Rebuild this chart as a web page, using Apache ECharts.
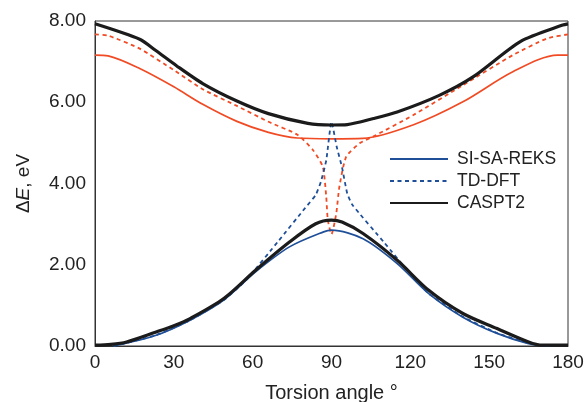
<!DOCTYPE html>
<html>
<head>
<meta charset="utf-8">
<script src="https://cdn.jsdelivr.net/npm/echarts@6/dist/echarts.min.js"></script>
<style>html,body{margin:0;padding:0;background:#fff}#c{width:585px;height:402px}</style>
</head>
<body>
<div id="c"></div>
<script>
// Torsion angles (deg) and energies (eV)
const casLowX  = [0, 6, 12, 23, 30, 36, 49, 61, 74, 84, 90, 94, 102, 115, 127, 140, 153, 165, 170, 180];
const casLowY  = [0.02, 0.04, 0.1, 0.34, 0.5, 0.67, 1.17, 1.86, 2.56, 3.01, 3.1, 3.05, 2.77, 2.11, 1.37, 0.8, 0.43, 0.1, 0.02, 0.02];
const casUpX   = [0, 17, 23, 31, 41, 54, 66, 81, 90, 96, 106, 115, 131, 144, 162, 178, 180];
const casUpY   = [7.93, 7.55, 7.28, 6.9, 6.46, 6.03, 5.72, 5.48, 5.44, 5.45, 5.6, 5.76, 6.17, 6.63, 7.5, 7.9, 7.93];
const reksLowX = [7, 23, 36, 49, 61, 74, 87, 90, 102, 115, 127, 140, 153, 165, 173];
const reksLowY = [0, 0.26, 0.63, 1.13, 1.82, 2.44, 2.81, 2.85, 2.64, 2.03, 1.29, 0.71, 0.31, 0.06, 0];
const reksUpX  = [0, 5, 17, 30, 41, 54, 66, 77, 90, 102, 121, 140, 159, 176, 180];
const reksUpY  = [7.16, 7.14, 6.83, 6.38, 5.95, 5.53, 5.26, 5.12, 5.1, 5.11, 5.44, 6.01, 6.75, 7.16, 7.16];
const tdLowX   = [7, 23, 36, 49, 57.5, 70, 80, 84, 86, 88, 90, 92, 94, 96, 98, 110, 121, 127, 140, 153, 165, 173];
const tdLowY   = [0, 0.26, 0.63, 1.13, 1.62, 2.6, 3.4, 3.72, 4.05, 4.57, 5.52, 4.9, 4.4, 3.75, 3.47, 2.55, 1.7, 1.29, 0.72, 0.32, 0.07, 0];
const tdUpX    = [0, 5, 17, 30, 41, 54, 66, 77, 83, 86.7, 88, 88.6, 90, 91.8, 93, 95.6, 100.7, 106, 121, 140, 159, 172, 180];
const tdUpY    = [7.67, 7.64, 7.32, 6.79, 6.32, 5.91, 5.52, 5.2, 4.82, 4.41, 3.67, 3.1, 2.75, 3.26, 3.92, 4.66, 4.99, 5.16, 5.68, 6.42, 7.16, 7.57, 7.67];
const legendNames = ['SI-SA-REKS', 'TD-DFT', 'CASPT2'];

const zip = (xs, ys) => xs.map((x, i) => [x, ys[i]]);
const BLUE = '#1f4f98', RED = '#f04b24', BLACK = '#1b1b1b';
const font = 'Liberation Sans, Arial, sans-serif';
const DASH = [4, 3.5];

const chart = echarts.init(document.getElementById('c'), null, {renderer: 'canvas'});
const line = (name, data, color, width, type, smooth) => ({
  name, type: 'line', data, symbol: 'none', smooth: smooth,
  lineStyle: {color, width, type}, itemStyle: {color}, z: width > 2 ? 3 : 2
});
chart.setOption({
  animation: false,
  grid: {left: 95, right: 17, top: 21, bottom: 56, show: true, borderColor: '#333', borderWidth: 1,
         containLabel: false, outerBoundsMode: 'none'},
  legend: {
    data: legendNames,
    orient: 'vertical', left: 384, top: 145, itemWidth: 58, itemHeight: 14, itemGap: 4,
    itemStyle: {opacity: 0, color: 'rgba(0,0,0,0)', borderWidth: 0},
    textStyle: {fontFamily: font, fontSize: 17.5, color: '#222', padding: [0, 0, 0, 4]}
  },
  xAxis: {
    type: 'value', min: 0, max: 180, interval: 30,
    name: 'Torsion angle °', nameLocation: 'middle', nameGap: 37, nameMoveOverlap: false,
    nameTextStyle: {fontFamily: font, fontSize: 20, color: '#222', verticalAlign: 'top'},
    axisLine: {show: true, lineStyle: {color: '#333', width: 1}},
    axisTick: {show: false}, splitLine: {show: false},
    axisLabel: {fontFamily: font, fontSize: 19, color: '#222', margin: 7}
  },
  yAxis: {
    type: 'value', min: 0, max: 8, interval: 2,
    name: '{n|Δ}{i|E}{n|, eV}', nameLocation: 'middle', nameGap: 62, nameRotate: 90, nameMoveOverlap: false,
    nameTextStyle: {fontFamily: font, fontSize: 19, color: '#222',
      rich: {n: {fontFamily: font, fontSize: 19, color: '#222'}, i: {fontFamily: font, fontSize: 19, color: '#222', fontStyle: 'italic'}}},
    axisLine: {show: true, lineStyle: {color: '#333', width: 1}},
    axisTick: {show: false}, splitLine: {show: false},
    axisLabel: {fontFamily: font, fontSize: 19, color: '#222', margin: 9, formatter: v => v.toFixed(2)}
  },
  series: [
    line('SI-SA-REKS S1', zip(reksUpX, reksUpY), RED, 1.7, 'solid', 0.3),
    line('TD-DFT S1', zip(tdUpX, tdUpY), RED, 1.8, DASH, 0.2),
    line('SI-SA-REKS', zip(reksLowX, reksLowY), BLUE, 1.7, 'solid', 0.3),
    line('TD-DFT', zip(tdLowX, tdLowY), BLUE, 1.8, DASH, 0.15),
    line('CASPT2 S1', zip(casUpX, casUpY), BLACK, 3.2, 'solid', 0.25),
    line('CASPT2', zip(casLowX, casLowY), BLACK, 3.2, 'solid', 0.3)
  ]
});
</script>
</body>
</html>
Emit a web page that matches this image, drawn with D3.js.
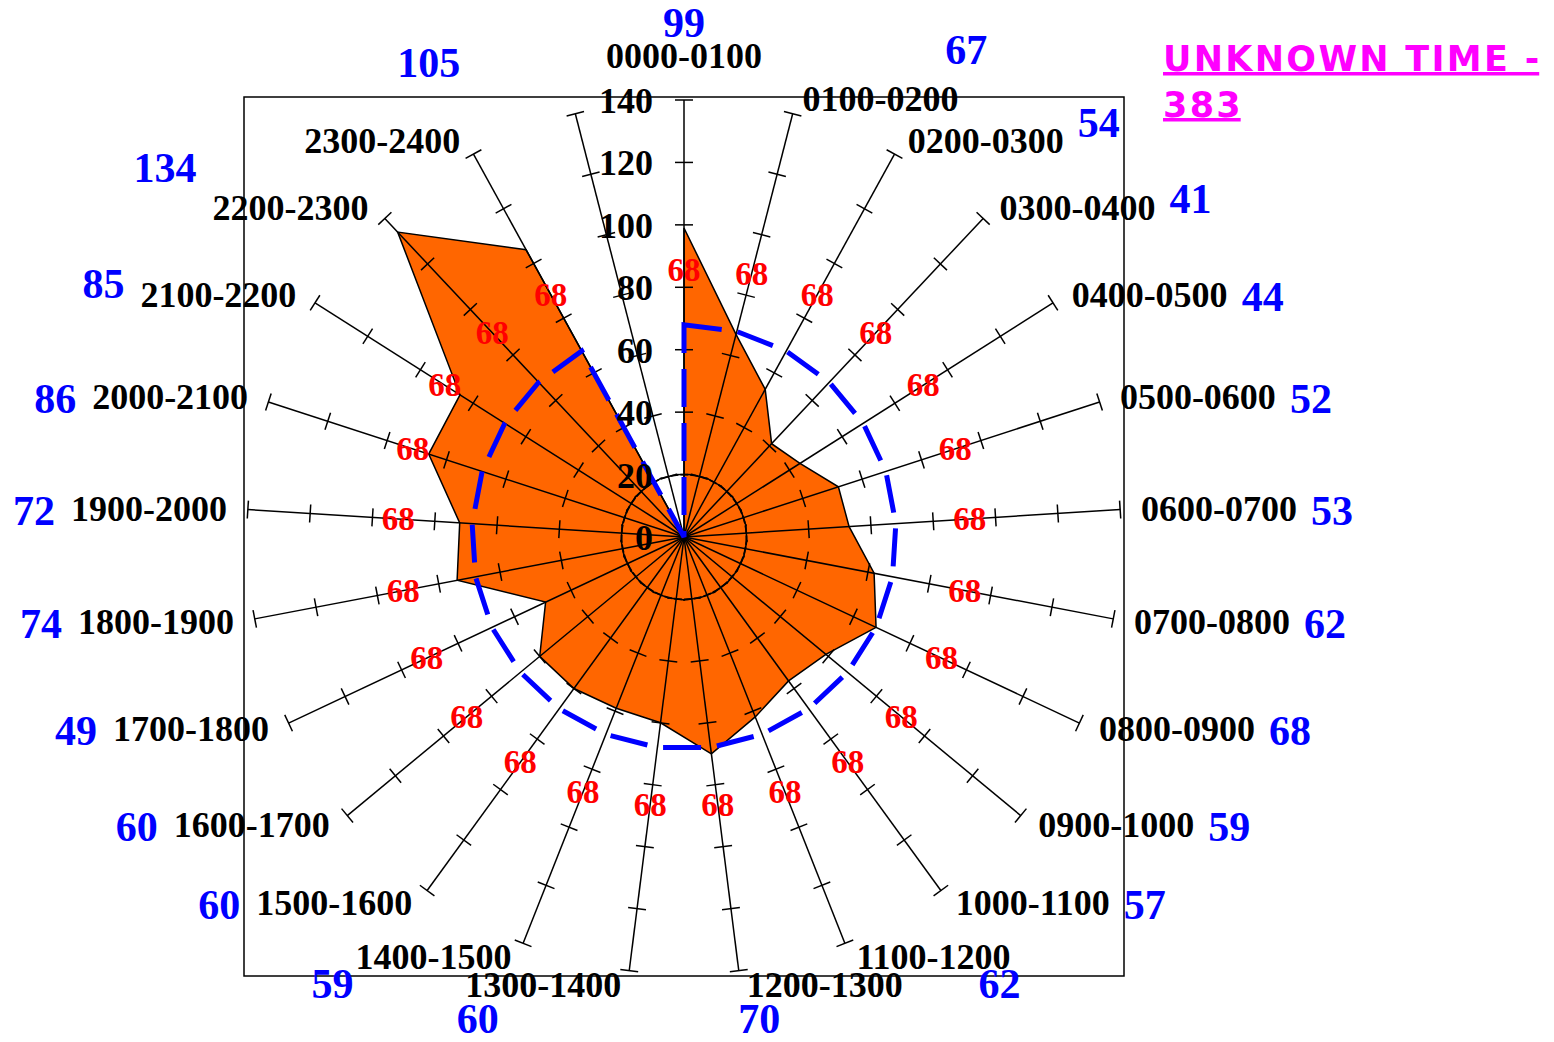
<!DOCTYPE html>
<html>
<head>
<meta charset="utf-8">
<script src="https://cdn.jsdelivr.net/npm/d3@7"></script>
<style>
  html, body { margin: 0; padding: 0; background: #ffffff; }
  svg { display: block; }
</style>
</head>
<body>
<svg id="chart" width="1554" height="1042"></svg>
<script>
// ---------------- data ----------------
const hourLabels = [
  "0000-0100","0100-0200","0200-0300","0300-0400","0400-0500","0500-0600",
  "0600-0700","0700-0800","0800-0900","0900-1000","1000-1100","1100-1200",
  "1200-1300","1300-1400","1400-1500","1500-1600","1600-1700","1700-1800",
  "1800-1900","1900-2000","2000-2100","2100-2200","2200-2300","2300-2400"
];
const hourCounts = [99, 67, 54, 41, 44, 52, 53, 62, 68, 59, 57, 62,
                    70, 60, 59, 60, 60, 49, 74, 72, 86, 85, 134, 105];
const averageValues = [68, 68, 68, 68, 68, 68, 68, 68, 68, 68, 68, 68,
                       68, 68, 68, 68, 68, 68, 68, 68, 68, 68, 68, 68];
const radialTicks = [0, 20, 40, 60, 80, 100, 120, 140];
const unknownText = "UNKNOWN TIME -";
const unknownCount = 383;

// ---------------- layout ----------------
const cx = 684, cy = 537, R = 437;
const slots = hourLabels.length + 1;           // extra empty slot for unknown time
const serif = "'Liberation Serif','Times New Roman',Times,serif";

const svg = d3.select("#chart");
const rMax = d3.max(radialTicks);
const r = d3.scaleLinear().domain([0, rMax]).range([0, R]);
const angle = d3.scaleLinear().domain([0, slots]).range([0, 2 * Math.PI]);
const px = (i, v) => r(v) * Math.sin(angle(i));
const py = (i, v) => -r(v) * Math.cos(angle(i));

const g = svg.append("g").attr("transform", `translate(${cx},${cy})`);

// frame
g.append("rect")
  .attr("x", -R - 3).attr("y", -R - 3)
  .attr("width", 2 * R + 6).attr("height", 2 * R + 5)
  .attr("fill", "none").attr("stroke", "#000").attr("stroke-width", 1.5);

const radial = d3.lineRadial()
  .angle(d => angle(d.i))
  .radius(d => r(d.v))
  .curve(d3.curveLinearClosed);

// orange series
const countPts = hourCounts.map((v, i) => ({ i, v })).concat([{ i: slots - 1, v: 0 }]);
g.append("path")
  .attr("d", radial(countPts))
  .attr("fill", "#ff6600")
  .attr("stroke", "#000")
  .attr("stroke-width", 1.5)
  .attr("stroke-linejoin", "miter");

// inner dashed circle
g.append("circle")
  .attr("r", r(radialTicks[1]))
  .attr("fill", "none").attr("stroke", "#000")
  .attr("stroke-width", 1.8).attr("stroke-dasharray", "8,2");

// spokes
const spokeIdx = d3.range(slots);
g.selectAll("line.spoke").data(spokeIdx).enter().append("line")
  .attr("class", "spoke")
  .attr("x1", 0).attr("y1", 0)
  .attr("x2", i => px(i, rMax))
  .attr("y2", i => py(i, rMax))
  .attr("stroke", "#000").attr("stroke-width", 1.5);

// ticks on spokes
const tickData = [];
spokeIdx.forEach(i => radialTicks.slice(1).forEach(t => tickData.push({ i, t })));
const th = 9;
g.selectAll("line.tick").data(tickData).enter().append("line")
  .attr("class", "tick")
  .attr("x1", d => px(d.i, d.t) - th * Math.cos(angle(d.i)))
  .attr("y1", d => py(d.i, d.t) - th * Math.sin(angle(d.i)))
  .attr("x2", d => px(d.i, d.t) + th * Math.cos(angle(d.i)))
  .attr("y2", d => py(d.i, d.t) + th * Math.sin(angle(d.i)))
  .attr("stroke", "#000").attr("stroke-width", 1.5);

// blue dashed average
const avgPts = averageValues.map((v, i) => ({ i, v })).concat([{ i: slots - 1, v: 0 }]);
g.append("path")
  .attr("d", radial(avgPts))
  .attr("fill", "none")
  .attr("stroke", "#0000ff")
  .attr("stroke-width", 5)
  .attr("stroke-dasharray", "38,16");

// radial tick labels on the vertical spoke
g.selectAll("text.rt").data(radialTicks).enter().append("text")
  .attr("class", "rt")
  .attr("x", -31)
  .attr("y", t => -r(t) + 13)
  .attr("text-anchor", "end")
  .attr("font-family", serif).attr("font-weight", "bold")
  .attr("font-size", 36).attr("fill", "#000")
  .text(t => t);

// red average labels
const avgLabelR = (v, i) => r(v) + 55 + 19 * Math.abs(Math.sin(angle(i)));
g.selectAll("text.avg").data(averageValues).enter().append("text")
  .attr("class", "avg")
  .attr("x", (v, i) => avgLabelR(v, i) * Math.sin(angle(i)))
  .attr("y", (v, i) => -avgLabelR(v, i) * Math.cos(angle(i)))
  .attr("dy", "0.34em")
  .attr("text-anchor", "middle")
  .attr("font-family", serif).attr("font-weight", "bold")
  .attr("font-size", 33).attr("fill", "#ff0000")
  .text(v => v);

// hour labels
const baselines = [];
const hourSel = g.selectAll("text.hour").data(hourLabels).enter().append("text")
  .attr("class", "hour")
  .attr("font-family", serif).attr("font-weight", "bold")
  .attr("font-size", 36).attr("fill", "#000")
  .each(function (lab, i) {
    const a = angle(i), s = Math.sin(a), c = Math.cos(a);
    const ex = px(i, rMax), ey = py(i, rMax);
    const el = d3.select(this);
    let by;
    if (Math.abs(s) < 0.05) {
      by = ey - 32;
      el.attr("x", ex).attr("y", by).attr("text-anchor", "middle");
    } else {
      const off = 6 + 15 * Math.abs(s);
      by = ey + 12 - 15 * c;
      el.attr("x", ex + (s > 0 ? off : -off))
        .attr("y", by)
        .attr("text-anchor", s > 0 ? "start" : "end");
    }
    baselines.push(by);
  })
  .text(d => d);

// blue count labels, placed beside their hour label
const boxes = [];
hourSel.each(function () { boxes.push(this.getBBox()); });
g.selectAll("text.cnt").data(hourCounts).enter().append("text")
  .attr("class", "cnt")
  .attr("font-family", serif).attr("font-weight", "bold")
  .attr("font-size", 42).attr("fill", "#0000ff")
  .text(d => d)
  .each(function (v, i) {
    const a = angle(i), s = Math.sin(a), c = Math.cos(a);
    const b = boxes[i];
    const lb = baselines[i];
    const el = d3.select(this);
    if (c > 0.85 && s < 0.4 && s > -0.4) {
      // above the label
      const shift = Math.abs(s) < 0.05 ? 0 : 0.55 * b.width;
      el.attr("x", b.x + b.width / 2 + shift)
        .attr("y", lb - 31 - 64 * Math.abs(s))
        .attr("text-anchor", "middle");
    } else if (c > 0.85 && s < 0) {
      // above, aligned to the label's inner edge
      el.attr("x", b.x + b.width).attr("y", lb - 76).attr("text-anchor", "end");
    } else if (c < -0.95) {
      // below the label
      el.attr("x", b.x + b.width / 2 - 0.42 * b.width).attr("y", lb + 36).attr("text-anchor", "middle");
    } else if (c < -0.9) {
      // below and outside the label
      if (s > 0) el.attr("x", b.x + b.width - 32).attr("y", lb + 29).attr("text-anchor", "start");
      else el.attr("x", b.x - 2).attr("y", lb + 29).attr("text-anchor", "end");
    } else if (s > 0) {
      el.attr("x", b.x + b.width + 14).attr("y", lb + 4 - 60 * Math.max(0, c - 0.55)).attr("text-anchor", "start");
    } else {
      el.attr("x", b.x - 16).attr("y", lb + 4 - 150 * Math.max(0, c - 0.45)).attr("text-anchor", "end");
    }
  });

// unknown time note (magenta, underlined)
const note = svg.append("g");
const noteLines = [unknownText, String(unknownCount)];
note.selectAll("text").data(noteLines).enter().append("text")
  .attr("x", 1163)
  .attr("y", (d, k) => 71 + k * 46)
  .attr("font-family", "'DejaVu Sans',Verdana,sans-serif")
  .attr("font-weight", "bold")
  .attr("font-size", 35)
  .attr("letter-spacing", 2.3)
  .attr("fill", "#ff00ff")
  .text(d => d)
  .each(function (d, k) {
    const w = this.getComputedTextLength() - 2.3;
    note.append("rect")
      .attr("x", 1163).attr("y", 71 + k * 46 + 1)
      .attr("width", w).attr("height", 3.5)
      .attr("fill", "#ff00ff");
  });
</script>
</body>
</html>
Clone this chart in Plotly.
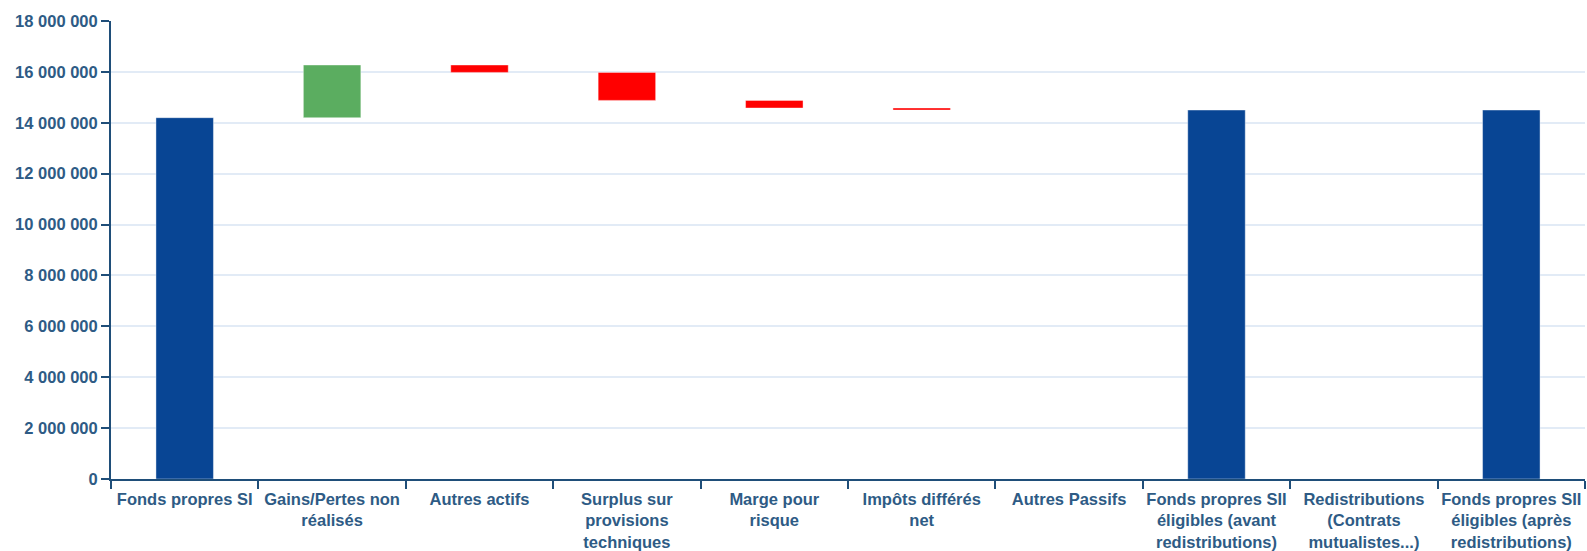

_Task to complete_. Transcribe the entries from their first line to the line that holds "const legendNames = ['SI-SA-REKS', 'TD-DFT', 'CASPT2'];", both included, and skip every picture.

_Correct result_.
Rebuild this chart as a web page, using Apache ECharts.
<!DOCTYPE html>
<html>
<head>
<meta charset="utf-8">
<script src="https://cdn.jsdelivr.net/npm/echarts@6/dist/echarts.min.js"></script>
<style>html,body{margin:0;padding:0;background:#fff}#c{width:585px;height:402px}</style>
</head>
<body>
<div id="c"></div>
<script>
// Torsion angles (deg) and energies (eV)
const casLowX  = [0, 6, 12, 23, 30, 36, 49, 61, 74, 84, 90, 94, 102, 115, 127, 140, 153, 165, 170, 180];
const casLowY  = [0.02, 0.04, 0.1, 0.34, 0.5, 0.67, 1.17, 1.86, 2.56, 3.01, 3.1, 3.05, 2.77, 2.11, 1.37, 0.8, 0.43, 0.1, 0.02, 0.02];
const casUpX   = [0, 17, 23, 31, 41, 54, 66, 81, 90, 96, 106, 115, 131, 144, 162, 178, 180];
const casUpY   = [7.93, 7.55, 7.28, 6.9, 6.46, 6.03, 5.72, 5.48, 5.44, 5.45, 5.6, 5.76, 6.17, 6.63, 7.5, 7.9, 7.93];
const reksLowX = [7, 23, 36, 49, 61, 74, 87, 90, 102, 115, 127, 140, 153, 165, 173];
const reksLowY = [0, 0.26, 0.63, 1.13, 1.82, 2.44, 2.81, 2.85, 2.64, 2.03, 1.29, 0.71, 0.31, 0.06, 0];
const reksUpX  = [0, 5, 17, 30, 41, 54, 66, 77, 90, 102, 121, 140, 159, 176, 180];
const reksUpY  = [7.16, 7.14, 6.83, 6.38, 5.95, 5.53, 5.26, 5.12, 5.1, 5.11, 5.44, 6.01, 6.75, 7.16, 7.16];
const tdLowX   = [7, 23, 36, 49, 57.5, 70, 80, 84, 86, 88, 90, 92, 94, 96, 98, 110, 121, 127, 140, 153, 165, 173];
const tdLowY   = [0, 0.26, 0.63, 1.13, 1.62, 2.6, 3.4, 3.72, 4.05, 4.57, 5.52, 4.9, 4.4, 3.75, 3.47, 2.55, 1.7, 1.29, 0.72, 0.32, 0.07, 0];
const tdUpX    = [0, 5, 17, 30, 41, 54, 66, 77, 83, 86.7, 88, 88.6, 90, 91.8, 93, 95.6, 100.7, 106, 121, 140, 159, 172, 180];
const tdUpY    = [7.67, 7.64, 7.32, 6.79, 6.32, 5.91, 5.52, 5.2, 4.82, 4.41, 3.67, 3.1, 2.75, 3.26, 3.92, 4.66, 4.99, 5.16, 5.68, 6.42, 7.16, 7.57, 7.67];
const legendNames = ['SI-SA-REKS', 'TD-DFT', 'CASPT2'];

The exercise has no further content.